ANALYSIS: Why The Peace Talks Won’t Succeed


Reviving the peace talks at all is a highly impressive achievement. Getting both sides to the table would have been impossible without U.S. Secretary of State John Kerry’s relentless effort, but if the Obama administration thinks this will change the dynamic in the Middle East, it is mistaken for two reasons. First, the initiative is unlikely to succeed, and second, even if it did, it would have little impact on other more immediately pressing Middle East conflicts.

It’s not that pushing for an Israel-Palestine solution isn’t a worthy cause. It’s that there is a full tray of conflicts in the Middle East that exist independently from the Israel-Palestine question: the growing rifts in Egypt and Iraq, the Syrian civil war, and Iran’s nuclear program.
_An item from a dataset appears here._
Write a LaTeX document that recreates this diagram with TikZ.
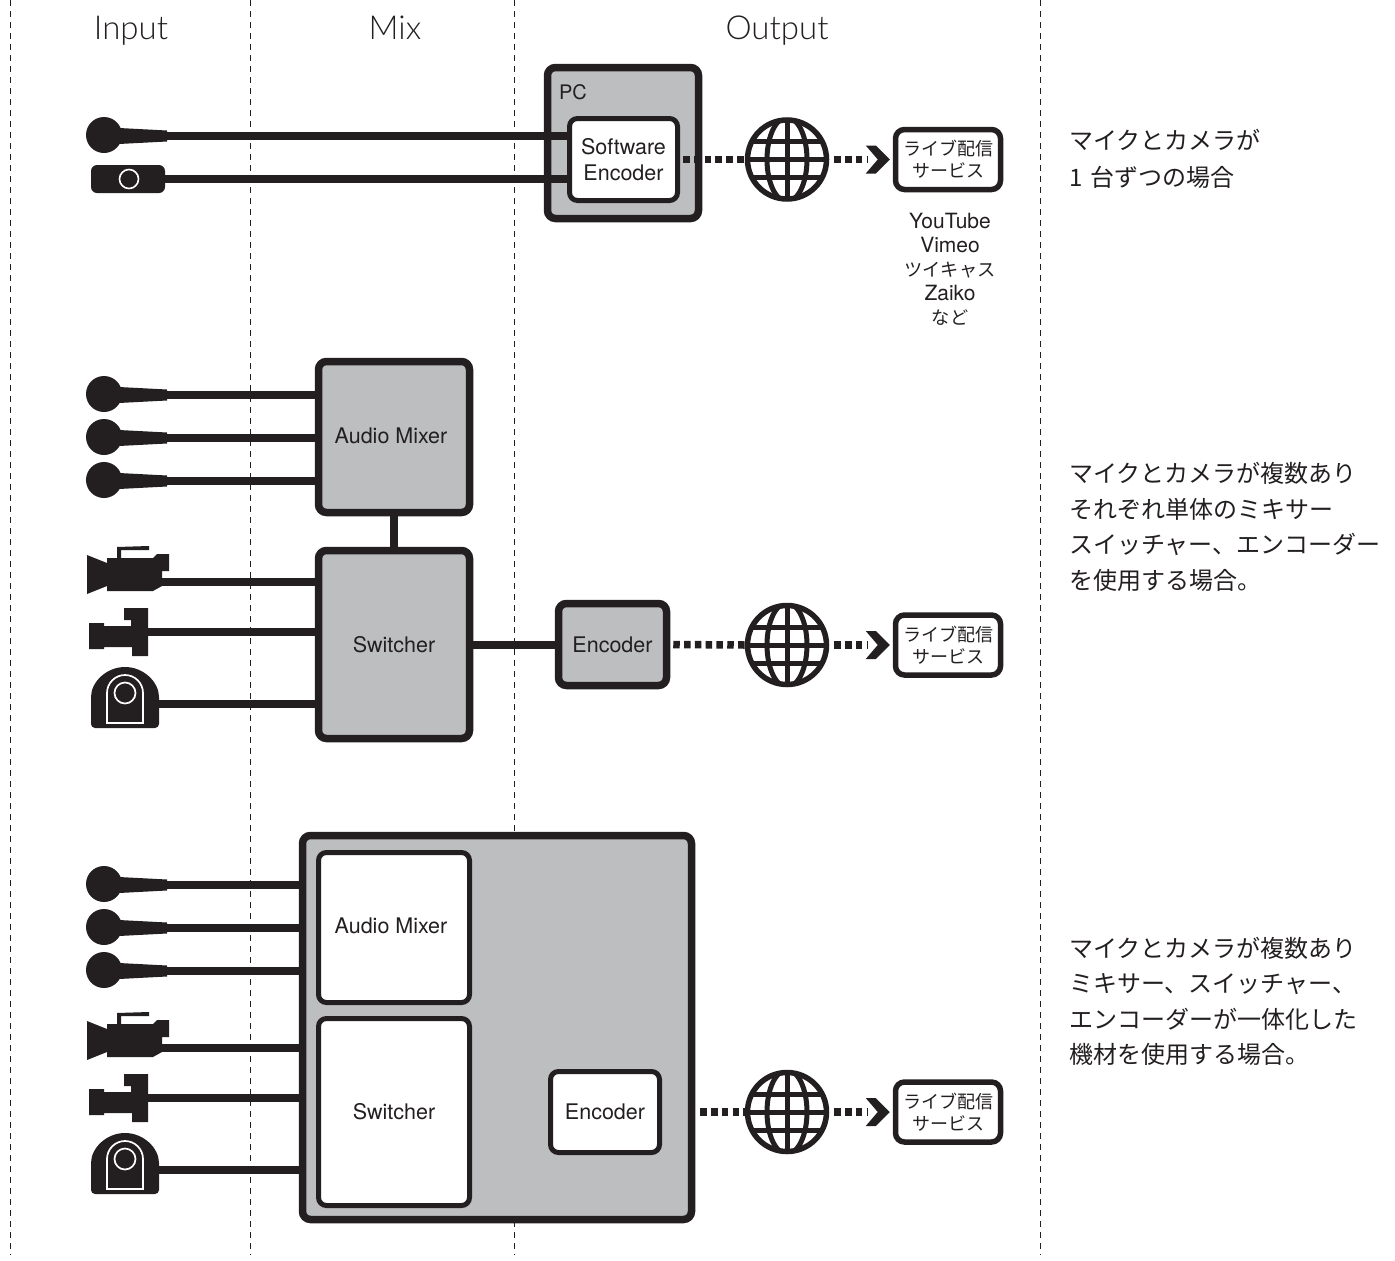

Even Israel and Palestine themselves prioritize many other regional concerns over making any significant progress with each other.

Don’t misunderstand, the chances of success are not zero. But no matter how legacy-defining a lasting breakthrough would be for Obama and Kerry, the odds are incredibly long. The Israeli-Palestinian peace process has started and stopped countless times before.

So what are the biggest structural impediments to a deal?

Fatah lacks the legitimacy at home to negotiate and later implement any final agreement with Israel. Hamas’s continuing rejection of the peace process virtually guarantees that any agreement will be met with a violent show of force.

In Israel, left-wing parties have been increasingly marginalized and the public has grown more disenchanted with the peace process. The release of terrorist prisoners and somewhat halted construction in advance, may just be a short-term favor to Kerry that reaffirms the United States’ leverage and importance. It doesn’t suggest Israeli Prime Minister Binyamin Netanyahu will do an about-face on years of policy.

The administration is well aware of the huge hurdles that an Israel-Palestine solution faces. So then why is John Kerry forging ahead regardless?

The key lies in the mistaken belief that the Israel-Palestinian conflict remains the linchpin of a dysfunctional Middle East. It is often thought that without fixing this issue, nothing else of deep substance can be solved. Today, this is patently untrue. Peace between the Israelis and Palestinians would not unwind the Iranian nuclear program, mend Syria’s internecine fighting or put Egypt back together again. It wouldn’t keep Iraq from drifting perilously closer to civil war. The Middle East is now filled with relatively independent crises, and few of them have to do with Israel, even if Israel is subject to their effects.

A more cynical possibility? It’s more politically palatable to fail on Israel-Palestine than on anything else. As opposed to Egypt, where the U.S. is torn between the security benefits and secularism of the military versus the democratically-elected status of the Muslim Brotherhood, Israel-Palestine is a clearer brokerage deal where, at the least, the United States’ good intentions can’t be questioned.

If Obama’s learned anything over the last two terms, it’s that low expectations are a president’s best friend. They provide room to surprise, or, if things go poorly, to scapegoat. And there is a long and prestigious list of those who have failed on Israel-Palestine before this administration decided to attempt the feat.